Kroger Looks to Natural Brands for Innovation
Project Nosh reported on Kroger’s first natural innovation summit last month. The U.S.’s largest grocery retailer with 2,778 locations is looking to growing natural brands for innovation. The summit brought 50 of the best up and coming natural brands to their headquarters in Cinncinati, Ohio.
Kroger Natural Innovation Summit
The summit was held during the first week of October with a presentation from Jill McIntosh, VP of Merchanding for Natural Foods at Kroger, to kick off the first day.
“I thought of the idea because I wanted to bring a Natural Foods show to our Kroger category managers and invite some new and innovative brands to Cincinnati…Bringing the mountain to Mohammed, I guess.”
– Jill McIntosh
After Jill’s presentation, the summit featured 50 of the natural brands in a mini-trade show format. The natural brands were hand picked by VMG Partners, Harlow, and 84.51 degrees. For this first summit, Kroger wanted to focus on brands in water, fitness, yogurt, and packaged snacks.
“The brand selection committee prioritized high growth emerging wellness brands that have a proven sales velocity track record outside of Kroger, that were under-indexing in sales at Kroger. The event wasn’t focused on brands that don’t yet have a track record of sales velocity success elsewhere. The goal is help Kroger maximize their batting average as it relates to wellness emerging brands.”

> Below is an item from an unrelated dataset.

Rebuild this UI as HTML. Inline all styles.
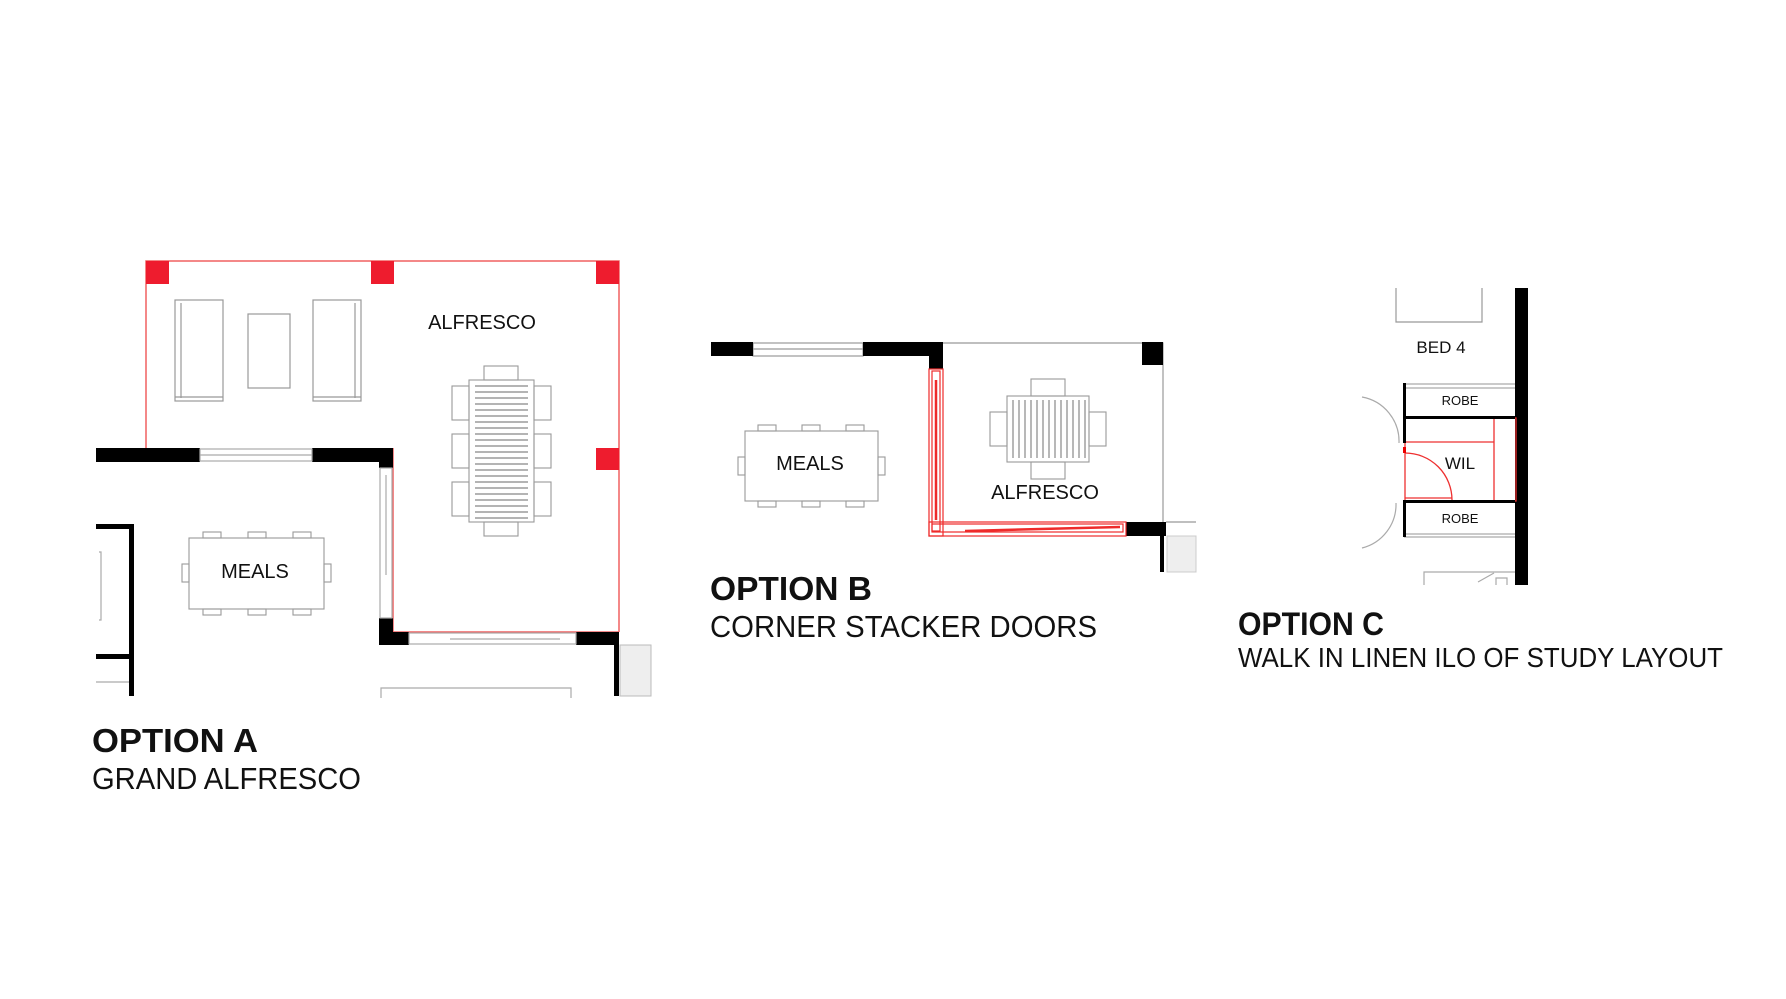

– Wayne Wu, Managing Partner of VMG Partners
Key Takeaways From the Summit
The summit’s goal is the benefit both the brands and Kroger’s category managers. By bringing the brands to one place, this enables all of their buyers to be able to meet with the top brands and have more one on one discussions. The brands love the opportunity to connect with a specific retail customer in a more calm environment that trade shows like Expo West, Fancy Food Show, etc.
Kroger knows its business is moving towards more organic and natural foods, so the summit is an excellent fit in helping them push their “Restock Kroger” initiative. Kroger is leading the way in integrating their natural aisle with the conventional aisles so that both types of buyers become one.
“We have basically combined our natural with our conventional category management. Which makes sense as we want our category managers, when it comes to looking at a category, to know everything about it, not just the natural side or the conventional side but to be the subject matter expert over the total category. The customers are shopping that way more and more and we want to make it easy for our customer. So we’re mixing it up… As we integrate teams we’re able to integrate sales planning, ad, display and store formats.”
– Jill McIntosh
It will be interesting to see how the summit impacts the growth of innovative brands into Kroger’s massive retail chain.